(begin)

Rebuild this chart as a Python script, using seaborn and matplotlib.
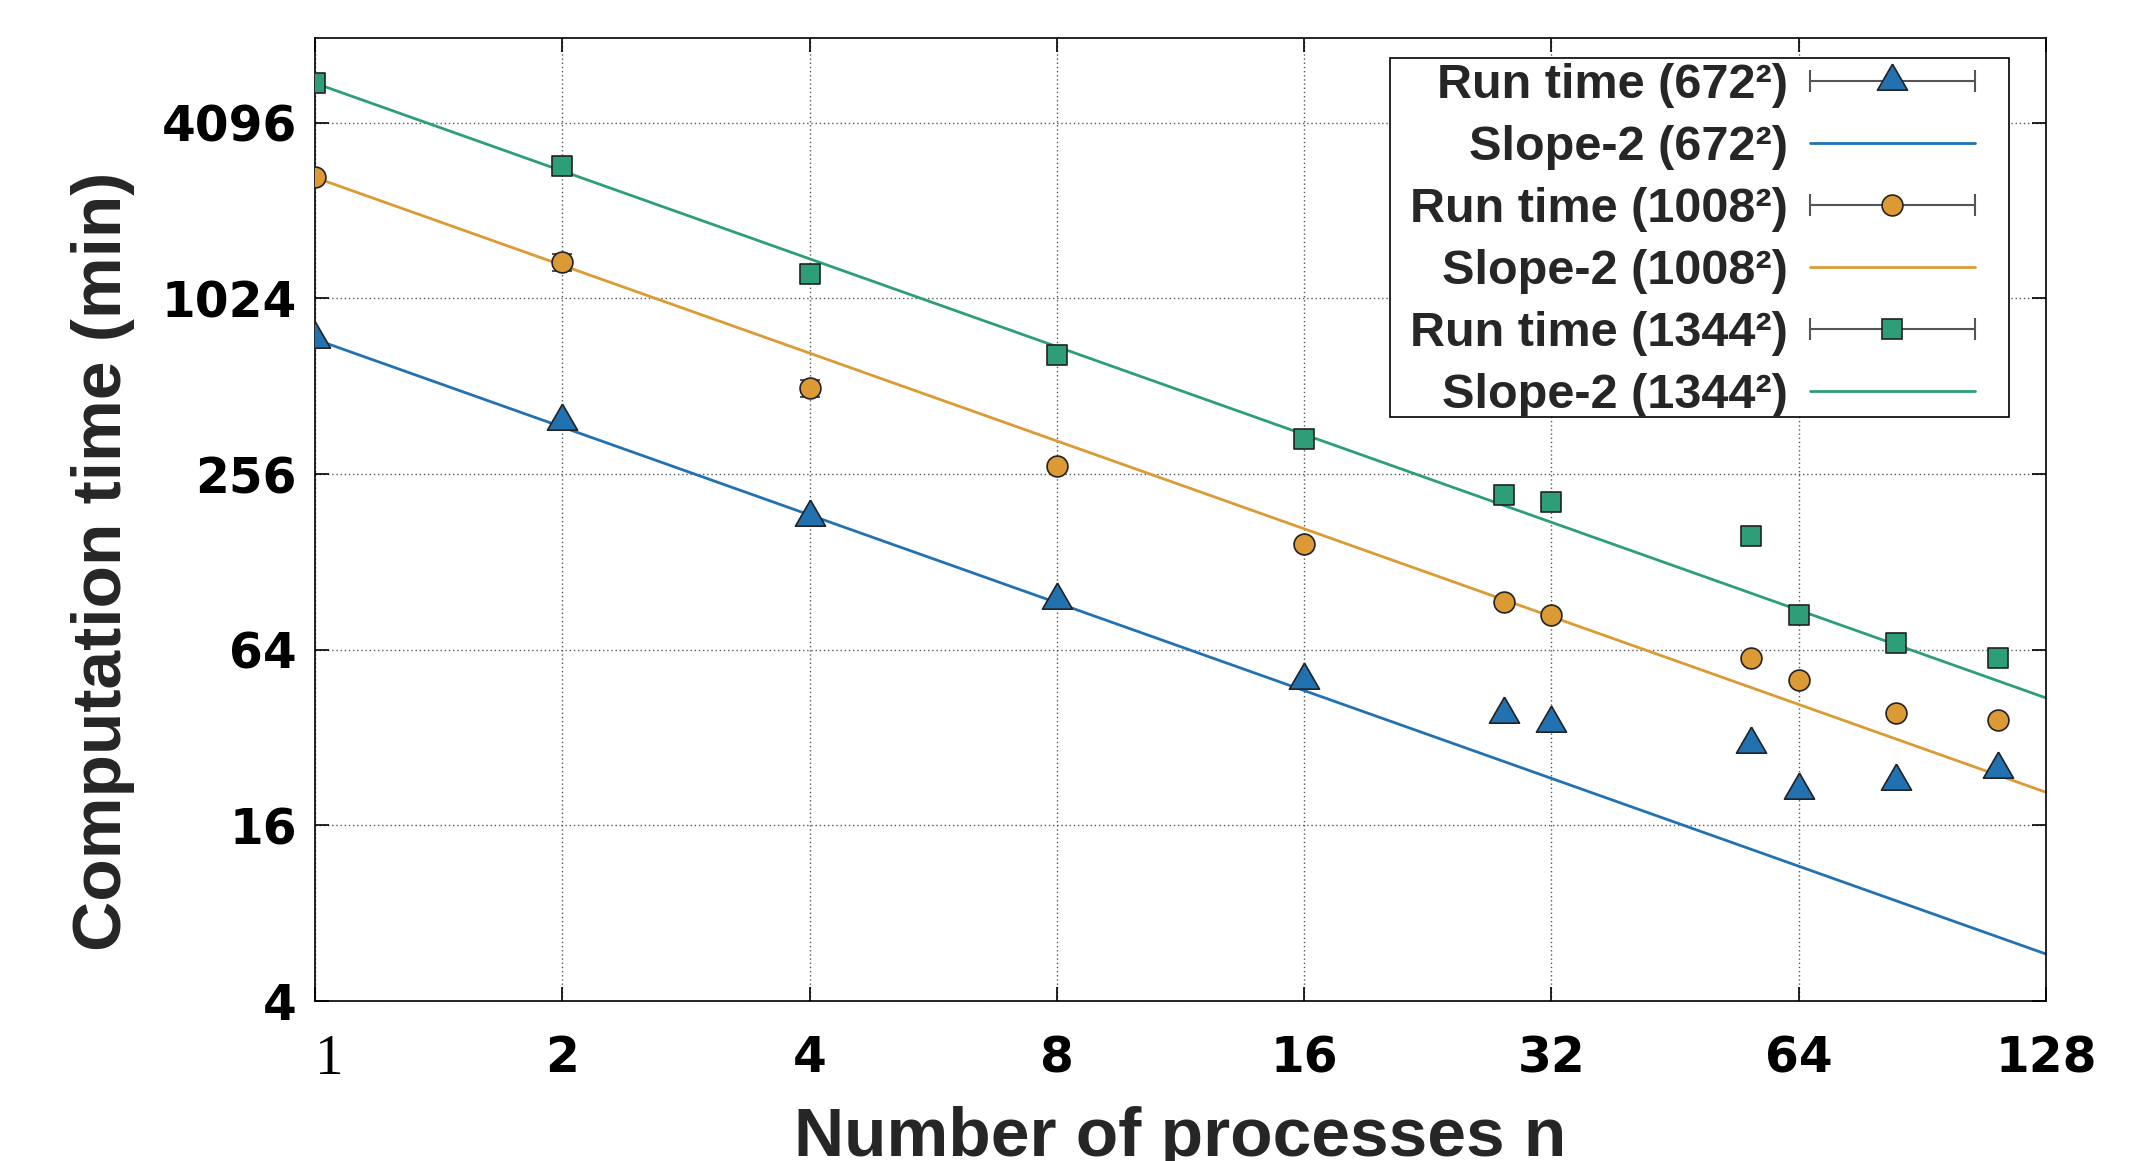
import numpy as np
import matplotlib
matplotlib.use("Agg")
import matplotlib.pyplot as plt
from matplotlib.lines import Line2D
from matplotlib.markers import MarkerStyle
from matplotlib.patches import Rectangle
from matplotlib.legend_handler import HandlerLine2D
import seaborn as sns

sns.set_style("ticks")
plt.rcParams["font.family"] = ["Liberation Sans", "DejaVu Sans"]

# ---------------- data ----------------
n_procs = [1, 2, 4, 8, 16, 28, 32, 56, 64, 84, 112]

time_672 = [742, 390, 182, 94.6, 50.5, 38.6, 36.0, 30.4, 21.1, 22.7, 24.9]
time_1008 = [2660, 1360, 505, 273, 148, 93.5, 84.0, 59.8, 50.3, 38.9, 36.8]
time_1344 = [5600, 2910, 1240, 656, 338, 217, 205, 157, 84.0, 67.5, 59.9]

err_672 = [0, 0, 0, 0, 0, 0, 0, 0, 0, 0, 0]
err_1008 = [0, 90, 35, 0, 0, 0, 0, 0, 0, 0, 0]
err_1344 = [0, 0, 0, 0, 0, 0, 0, 0, 0, 0, 0]

grid_sizes = ["672", "1008", "1344"]

x_ticks = [1, 2, 4, 8, 16, 32, 64, 128]
x_tick_labels = ["1", "2", "4", "8", "16", "32", "64", "128"]
y_ticks = [4, 16, 64, 256, 1024, 4096]
y_tick_labels = ["4", "16", "64", "256", "1024", "4096"]

# ---------------- style ----------------
colors = ["#2271b1", "#dc9a34", "#2e9e78"]
tri = MarkerStyle([(0, 1.155), (-1, -0.577), (1, -0.577), (0, 1.155)])
markers = [tri, "o", "s"]
msizes = [25, 15, 14.5]

fig = plt.figure(figsize=(21.5, 11.61), dpi=100)
ax = fig.add_axes([0.1465, 0.1378, 0.9516 - 0.1465, 0.9673 - 0.1378])
ax.set_xscale("log", base=2)
ax.set_yscale("log", base=2)

times = [time_672, time_1008, time_1344]
errs = [err_672, err_1008, err_1344]
n_line = np.array([1, 128])

for t, e, c, m, ms in zip(times, errs, colors, markers, msizes):
    # slope line from the single-process run time
    sns.lineplot(x=n_line, y=t[0] / n_line, color=c, lw=2, ax=ax, zorder=2)
    ax.errorbar(n_procs, t, yerr=e, fmt="none", ecolor="#333333",
                elinewidth=1.2, capsize=7, capthick=1.2, zorder=2.5)
    sns.scatterplot(x=n_procs, y=t, marker=m, s=ms ** 2, color=c,
                    edgecolor="#222222", linewidth=1.2, ax=ax, zorder=3)

ax.set_xlim(1, 128)
ax.set_ylim(4, 8000)
ax.set_xticks(x_ticks)
ax.set_xticklabels(x_tick_labels)
ax.set_yticks(y_ticks)
ax.set_yticklabels(y_tick_labels)
ax.minorticks_off()

ax.tick_params(axis="both", which="major", direction="in", length=10, width=1.2,
               top=True, right=True, colors="black")
ax.tick_params(axis="x", pad=24)
ax.tick_params(axis="y", pad=13)
for lab in ax.get_xticklabels() + ax.get_yticklabels():
    lab.set_fontfamily(["DejaVu Sans"])
    lab.set_fontweight("bold")
    lab.set_fontsize(35)
first = ax.xaxis.get_major_ticks()[0].label1
first.set_fontfamily(["Liberation Serif", "DejaVu Serif"])
first.set_fontweight("normal")
first.set_fontsize(41)
first.set_ha("left")

ax.grid(True, which="major", ls=(0, (1, 2)), color="#555555", lw=1.0)
for sp in ax.spines.values():
    sp.set_color("black")
    sp.set_linewidth(1.2)

ax.set_xlabel("Number of processes n", fontsize=50, fontweight="bold")
ax.xaxis.set_label_coords(0.5, -0.161)
ax.xaxis.label.set_va("baseline")
ax.set_ylabel("Computation time (min)", fontsize=50, fontweight="bold")
ax.yaxis.set_label_coords(-0.1225, 0.457)
ax.yaxis.label.set_va("center")

# ---------------- legend ----------------
handles, labels, hmap = [], [], {}
for size, c, m, ms in zip(grid_sizes, colors, markers, msizes):
    cap = Line2D([], [], color="#555555", lw=1.5, marker="|",
                 markersize=16, markeredgewidth=1.5)
    dot = Line2D([], [], ls="none", marker=m, markersize=ms,
                 markerfacecolor=c, markeredgecolor="#222222", markeredgewidth=1.2)
    hmap[cap] = HandlerLine2D(numpoints=2, marker_pad=0)
    handles.append((cap, dot))
    labels.append(f"Run time ({size}²)")
    handles.append(Line2D([], [], color=c, lw=2))
    labels.append(f"Slope-2 ({size}²)")

# box drawn separately: gnuplot keeps wider side margins than top/bottom
ax.add_patch(Rectangle((0.621, 0.6064), 0.3576, 0.3726, transform=ax.transAxes,
                       facecolor="white", edgecolor="black", lw=1.2, zorder=4.5))
leg = ax.legend(handles, labels, handler_map=hmap, markerfirst=False, numpoints=1,
                loc="upper right", bbox_to_anchor=(0.959, 0.974), borderaxespad=0,
                prop={"family": "Liberation Sans", "weight": "bold", "size": 35},
                handlelength=3.4, handletextpad=0.45, labelspacing=0.35,
                borderpad=0, frameon=False)
leg.set_zorder(5)

fig.savefig("out.png", dpi=100)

(end)

• [PROBLEM DETAILS] Pictures excluded, repeat exactly the lines from the top of the material through the line with "n_line = np.array([1, 128])", including both of those lines.

• [FINISHED ANSWER]
Rebuild this chart as a Python script, using seaborn and matplotlib.
import numpy as np
import matplotlib
matplotlib.use("Agg")
import matplotlib.pyplot as plt
from matplotlib.lines import Line2D
from matplotlib.markers import MarkerStyle
from matplotlib.patches import Rectangle
from matplotlib.legend_handler import HandlerLine2D
import seaborn as sns

sns.set_style("ticks")
plt.rcParams["font.family"] = ["Liberation Sans", "DejaVu Sans"]

# ---------------- data ----------------
n_procs = [1, 2, 4, 8, 16, 28, 32, 56, 64, 84, 112]

time_672 = [742, 390, 182, 94.6, 50.5, 38.6, 36.0, 30.4, 21.1, 22.7, 24.9]
time_1008 = [2660, 1360, 505, 273, 148, 93.5, 84.0, 59.8, 50.3, 38.9, 36.8]
time_1344 = [5600, 2910, 1240, 656, 338, 217, 205, 157, 84.0, 67.5, 59.9]

err_672 = [0, 0, 0, 0, 0, 0, 0, 0, 0, 0, 0]
err_1008 = [0, 90, 35, 0, 0, 0, 0, 0, 0, 0, 0]
err_1344 = [0, 0, 0, 0, 0, 0, 0, 0, 0, 0, 0]

grid_sizes = ["672", "1008", "1344"]

x_ticks = [1, 2, 4, 8, 16, 32, 64, 128]
x_tick_labels = ["1", "2", "4", "8", "16", "32", "64", "128"]
y_ticks = [4, 16, 64, 256, 1024, 4096]
y_tick_labels = ["4", "16", "64", "256", "1024", "4096"]

# ---------------- style ----------------
colors = ["#2271b1", "#dc9a34", "#2e9e78"]
tri = MarkerStyle([(0, 1.155), (-1, -0.577), (1, -0.577), (0, 1.155)])
markers = [tri, "o", "s"]
msizes = [25, 15, 14.5]

fig = plt.figure(figsize=(21.5, 11.61), dpi=100)
ax = fig.add_axes([0.1465, 0.1378, 0.9516 - 0.1465, 0.9673 - 0.1378])
ax.set_xscale("log", base=2)
ax.set_yscale("log", base=2)

times = [time_672, time_1008, time_1344]
errs = [err_672, err_1008, err_1344]
n_line = np.array([1, 128])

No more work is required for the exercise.